13. The method of claim 5, wherein the audio data is received according to a request to generate the transcript for the audio data, wherein the automatic speech recognition system is implemented as a transcription service of a provider network, and wherein the request is received via an interface of the transcription service.

14. One or more non-transitory, computer-readable storage media, storing program instructions that when executed on or across one or more computing devices cause the one or more computing devices to implement:

receiving audio data for generating a transcription;

generating a first version of a transcript for speech in a portion of the audio data according to a machine learning model trained to recognize the speech in the portion of the audio data;

detecting a section type for the portion of the audio data according to an evaluation of the first version of the transcript;

generating a second version of the transcript for speech in the portion of the audio data according to the section type, wherein the section type causes the generating the second version of the transcript to bias speech recognition in favor of a first speaker in the portion of the audio data over a second speaker in the portion of the audio data; and

providing the second version of the transcript for speech in the portion of the audio data.

15. The one or more non-transitory, computer-readable storage media of claim 14, wherein the section type is provided along with the second version of the transcript to a system that performs a downstream natural language processing task.

16. The one or more non-transitory, computer-readable storage media of claim 14, wherein the audio data is received as part of a batch of audio files for generating respective transcriptions for individual ones of the audio files in the batch.

17. The one or more non-transitory, computer-readable storage media of claim 14, wherein the second version of the transcript discards one or more sections of text spoken by the second speaker.

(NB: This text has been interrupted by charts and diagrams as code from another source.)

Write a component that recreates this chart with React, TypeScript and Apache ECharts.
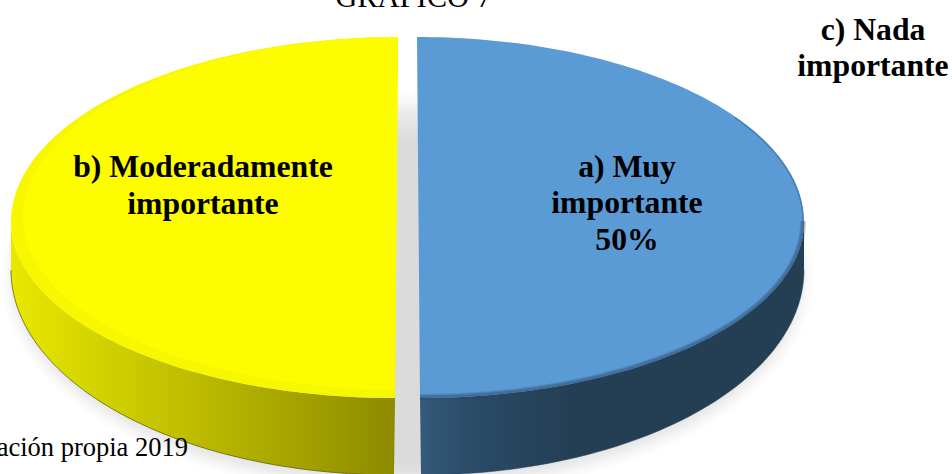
import React, { useEffect, useRef } from "react";
import * as echarts from "echarts";

const titleText = "GRAFICO 7";
const sourceText = "ación propia 2019";
const categories = ["a) Muy\nimportante\n50%", "b) Moderadamente\nimportante", "c) Nada\nimportante"];
const values = [50, 50, 0];
const topColors = ["#5b9bd5", "#f7f700", "#a5a5a5"];
const innerColors = ["#5b9bd5", "#fdfd00", "#a5a5a5"];
const sideStops: [number, string][][] = [
  [[0, "#36597a"], [0.15, "#2a4a66"], [0.4, "#243e54"], [1, "#243e54"]],
  [[0, "#e8e800"], [0.3, "#cccc00"], [0.62, "#b0ae00"], [1, "#8e8a00"]],
  [[0, "#666666"], [1, "#666666"]],
];
const edgeColors = ["rgba(40,70,100,0.5)", "rgba(95,90,0,0.75)", "#666666"];
const labelAnchors = [[627, 202.5], [203, 185], [873, 47.5]];

const G = { cx: 407.5, cy: 221, rx: 385.5, ryUp: 184, ryDown: 177, explode: 9.5, botRx: 383, botCy: 270, botRy: 205, botShift: 4, shear: 3, topY: 37 };
const total = values.reduce((a, b) => a + b, 0);

function arc(cx: number, cy: number, rx: number, ryUp: number, ryDown: number, a0: number, a1: number) {
  const pts: number[][] = [];
  const n = Math.max(2, Math.ceil(Math.abs(a1 - a0) / 0.02));
  for (let i = 0; i <= n; i++) {
    const t = a0 + ((a1 - a0) * i) / n;
    const s = Math.sin(t);
    pts.push([cx + rx * Math.cos(t), cy + (s < 0 ? ryUp : ryDown) * s]);
  }
  return pts;
}

function renderSlice(params: any) {
  const idx = params.dataIndex;
  let start = -Math.PI / 2;
  for (let i = 0; i < idx; i++) start += (values[i] / total) * Math.PI * 2;
  const end = start + (values[idx] / total) * Math.PI * 2;
  const children: any[] = [];
  if (values[idx] > 0) {
    const mid = (start + end) / 2;
    const dir = Math.cos(mid);
    const cx = G.cx + G.explode * dir;
    const sh = (p: number[]) => [p[0] + (dir * G.shear * (p[1] - G.topY)) / (G.ryUp + G.ryDown), p[1]];
    const lo = Math.max(start, 0);
    const hi = Math.min(end, Math.PI);
    if (hi > lo) {
      const topArc = arc(cx, G.cy, G.rx, G.ryUp, G.ryDown, lo, hi).map(sh);
      const botArc = arc(cx + G.botShift * dir, G.botCy, G.botRx, G.botRy, G.botRy, lo, hi);
      children.push({
        type: "polygon",
        shape: { points: topArc.concat(botArc.slice().reverse()) },
        style: {
          fill: new echarts.graphic.LinearGradient(0, 0, 1, 0,
            sideStops[idx].map(([offset, color]) => ({ offset, color }))),
        },
      });
      children.push({
        type: "polyline",
        shape: { points: botArc },
        style: { fill: "none", stroke: edgeColors[idx], lineWidth: 1 },
      });
    }
    const top = arc(cx, G.cy, G.rx, G.ryUp, G.ryDown, start, end).map(sh);
    children.push({
      type: "polygon",
      shape: { points: top },
      style: { fill: topColors[idx] },
    });
    if (dir < 0) {
      const inner = arc(cx + 6, G.cy - 4, G.rx - 6, G.ryUp - 4, G.ryDown - 4, start, end)
        .map(sh)
        .map(([x, y]) => [Math.min(x, sh([cx, y])[0]), y]);
      children.push({
        type: "polygon",
        shape: { points: inner },
        style: { fill: innerColors[idx] },
      });
    } else {
      children.push({
        type: "polyline",
        shape: { points: arc(cx, G.cy, G.rx - 1, G.ryUp - 1, G.ryDown - 1, -0.6, 0).map(sh) },
        style: { fill: "none", stroke: "rgba(40,70,100,0.35)", lineWidth: 1.5 },
      });
      [6, 4, 2].forEach((w) => {
        children.push({
          type: "polyline",
          shape: { points: arc(cx, G.cy, G.rx - 1, G.ryUp - 1, G.ryDown - 1, 0, end).map(sh) },
          style: { fill: "none", stroke: "rgba(40,70,100,0.22)", lineWidth: w },
        });
      });
    }
  }
  children.push({
    type: "text",
    z2: 50,
    style: {
      text: categories[idx],
      x: labelAnchors[idx][0],
      y: labelAnchors[idx][1],
      align: "center",
      verticalAlign: "middle",
      lineHeight: 36.5,
      fontFamily: "Liberation Serif",
      fontWeight: "bold",
      fontSize: 31.7,
      fill: "#000000",
    },
  });
  return { type: "group", children };
}

const shadowLayers = [14, 11, 8, 6, 4, 2, 0, -3, -6, -10, -14, -18];

function renderShadow() {
  return {
    type: "group",
    children: shadowLayers.map((d) => {
      const up = arc(G.cx, 278, 392 + d, 165 + d * 1.5, 0, Math.PI, Math.PI * 2);
      const dn = arc(G.cx, 278, 392 + d, 0, 205 + d, 0, Math.PI);
      return {
        type: "polygon",
        shape: { points: up.concat(dn) },
        style: { fill: "rgba(0,0,0,0.0105)" },
      };
    }),
  };
}

export default function App() {
  const ref = useRef<HTMLDivElement>(null);
  useEffect(() => {
    const chart = echarts.init(ref.current!, null, { renderer: "svg" });
    chart.setOption({
      animation: false,
      backgroundColor: "#ffffff",
      series: [
        { type: "custom", coordinateSystem: "none", silent: true, z: 1, data: [0], renderItem: renderShadow },
        {
          type: "custom",
          coordinateSystem: "none",
          silent: true,
          z: 2,
          data: categories.map((name, i) => ({ name, value: values[i] })),
          renderItem: renderSlice,
        },
      ],
      graphic: [
        {
          type: "text",
          z: 100,
          x: 413.5,
          y: 12,
          style: {
            text: titleText,
            align: "center",
            verticalAlign: "bottom",
            fontFamily: "Liberation Serif",
            fontSize: 30.5,
            fill: "#000000",
          },
        },
        {
          type: "text",
          z: 100,
          x: 188,
          y: 460,
          style: {
            text: sourceText,
            align: "right",
            verticalAlign: "bottom",
            fontFamily: "Liberation Serif",
            fontSize: 26.5,
            fill: "#000000",
          },
        },
      ],
    });
    return () => chart.dispose();
  }, []);
  return <div ref={ref} style={{ position: "fixed", left: 0, top: 0, width: 952, height: 474 }} />;
}
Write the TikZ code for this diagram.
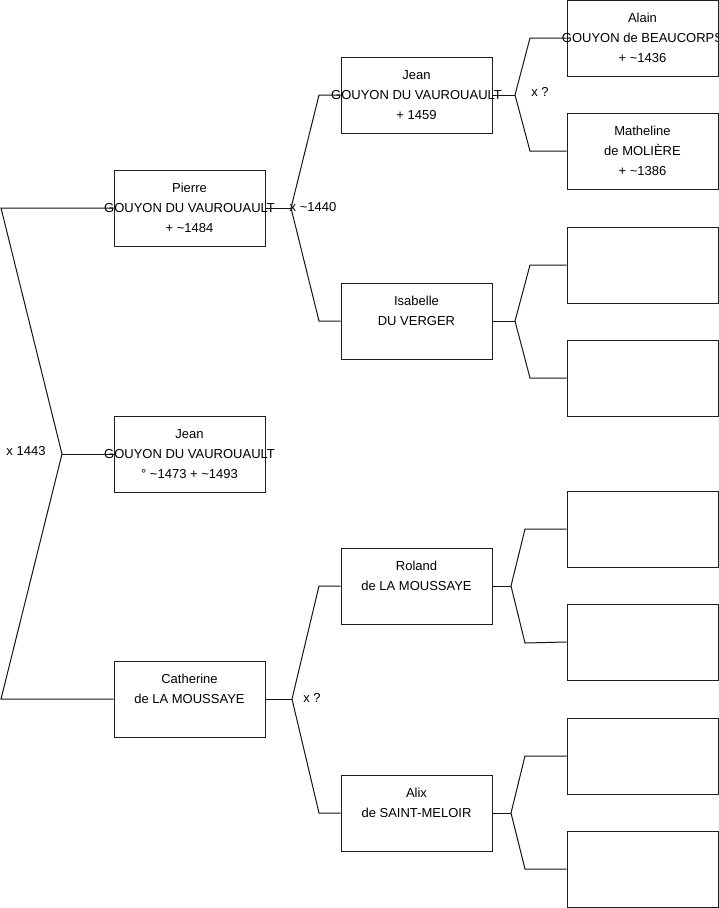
\documentclass[tikz,border=0pt]{standalone}
\usepackage{fontspec}
\setmainfont{Liberation Sans}
\usetikzlibrary{positioning}
\definecolor{boxline}{RGB}{30,30,30}
\definecolor{linkline}{RGB}{20,20,20}

\tikzset{
  person/.style={draw=boxline, line width=1pt, minimum width=151pt, minimum height=76pt, inner sep=0pt},
  nametext/.style={align=center, font=\fontsize{13}{20}\selectfont, inner sep=0pt},
  link/.style={draw=linkline, line width=1pt},
  union/.style={font=\fontsize{13}{15}\selectfont, inner sep=0pt}
}

\begin{document}
\begin{tikzpicture}[x=1pt, y=-1pt]
            \useasboundingbox (0,0) rectangle (719,908);

            % Unions (drawn first, boxes on top)
            \coordinate (u1top) at (1,208);
            \coordinate (u1) at (62,454);
            \coordinate (u1bot) at (1,699);
            \coordinate (u2) at (291,208);
            \coordinate (u2a) at (319,95);
            \coordinate (u2b) at (319,321);
            \coordinate (u3) at (515,95);
            \coordinate (u3a) at (530,38);
            \coordinate (u3b) at (530,151);
            \coordinate (u4) at (515,321);
            \coordinate (u4a) at (530,265);
            \coordinate (u4b) at (530,378);
            \coordinate (u5) at (292,699);
            \coordinate (u5a) at (319,586);
            \coordinate (u5b) at (319,813);
            \coordinate (u6) at (511,586);
            \coordinate (u6a) at (525,529);
            \coordinate (u6b) at (525,643);
            \coordinate (u7) at (511,813);
            \coordinate (u7a) at (525,756);
            \coordinate (u7b) at (525,869);

            % Generation 1
            \node[person, label={[nametext]center:{Jean\\GOUYON DU VAUROUAULT\\° \textasciitilde1473 + \textasciitilde1493}}] (jeanfils) at (189.5,454) {};

            % Generation 2
            \node[person, label={[nametext]center:{Pierre\\GOUYON DU VAUROUAULT\\+ \textasciitilde1484}}] (pierre) at (189.5,208) {};
            \node[person, label={[nametext]center:{Catherine\\de LA MOUSSAYE\\~}}] (catherine) at (189.5,699) {};

            % Generation 3
            \node[person, label={[nametext]center:{Jean\\GOUYON DU VAUROUAULT\\+ 1459}}] (jeanpere) at (416.5,95) {};
            \node[person, label={[nametext]center:{Isabelle\\DU VERGER\\~}}] (isabelle) at (416.5,321) {};
            \node[person, label={[nametext]center:{Roland\\de LA MOUSSAYE\\~}}] (roland) at (416.5,586) {};
            \node[person, label={[nametext]center:{Alix\\de SAINT-MELOIR\\~}}] (alix) at (416.5,813) {};

            % Generation 4
            \node[person, label={[nametext]center:{Alain\\GOUYON de BEAUCORPS\\+ \textasciitilde1436}}] (alain) at (642.5,38) {};
            \node[person, label={[nametext]center:{Matheline\\de MOLIÈRE\\+ \textasciitilde1386}}] (matheline) at (642.5,151) {};
            \node[person] (isabellep) at (642.5,265) {};
            \node[person] (isabellem) at (642.5,378) {};
            \node[person] (rolandp) at (642.5,529) {};
            \node[person] (rolandm) at (642.5,642) {};
            \node[person] (alixp) at (642.5,756) {};
            \node[person] (alixm) at (642.5,869) {};

            % Links
            \draw[link] (pierre.west) -- (u1top) -- (u1) -- (u1bot) -- (catherine.west);
            \draw[link] (u1) -- (jeanfils.west);
            \draw[link] (pierre.east) -- (u2);
            \draw[link] (jeanpere.west) -- (u2a) -- (u2) -- (u2b) -- (isabelle.west);
            \draw[link] (jeanpere.east) -- (u3);
            \draw[link] (alain.west) -- (u3a) -- (u3) -- (u3b) -- (matheline.west);
            \draw[link] (isabelle.east) -- (u4);
            \draw[link] (isabellep.west) -- (u4a) -- (u4) -- (u4b) -- (isabellem.west);
            \draw[link] (catherine.east) -- (u5);
            \draw[link] (roland.west) -- (u5a) -- (u5) -- (u5b) -- (alix.west);
            \draw[link] (roland.east) -- (u6);
            \draw[link] (rolandp.west) -- (u6a) -- (u6) -- (u6b) -- (rolandm.west);
            \draw[link] (alix.east) -- (u7);
            \draw[link] (alixp.west) -- (u7a) -- (u7) -- (u7b) -- (alixm.west);

            % Marriage labels
            \node[union] (m1) at (26,451) {x 1443};
            \node[union] (m2) at (313,207) {x \textasciitilde1440};
            \node[union] (m3) at (540,92) {x ?};
            \node[union] (m5) at (312,698) {x ?};
        \end{tikzpicture}
\end{document}
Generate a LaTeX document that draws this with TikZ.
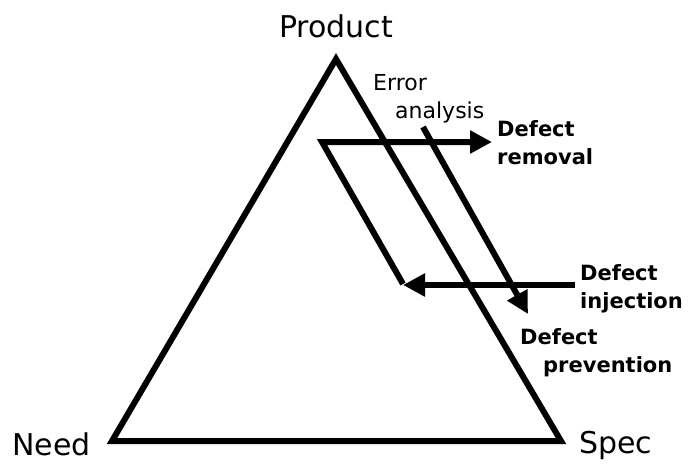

18. The one or more non-transitory, computer-readable storage media of claim 14, wherein, in generating the second version of the transcript for speech in the portion of the audio data according to the section type, the program instructions cause the one or more computing devices to implement rescoring one or more hypothetical transcriptions using the section type.

19. The one or more non-transitory, computer-readable storage media of claim 14, storing further program instructions that when executed, cause the one or more computing devices to further implement:

receiving further audio data;

generating a first version of a transcript for speech in the further audio data;

detecting a different section type for the further audio data according to an evaluation of the first version of the transcript for the further audio data;

generating a second version of the transcript for speech in the further audio data according to the different section type; and

providing the second version of the transcript for speech in the further audio data.

20. The one or more non-transitory, computer-readable storage media of claim 14, wherein the one or more computing devices are implemented as part of a medical audio summary service offered by a provider network, wherein then audio data is identified according to a request to summarize the audio data received via an interface of the medical audio summary service, and wherein the second version of the transcript is provided to an audio summarization task that generates a summary of the audio data.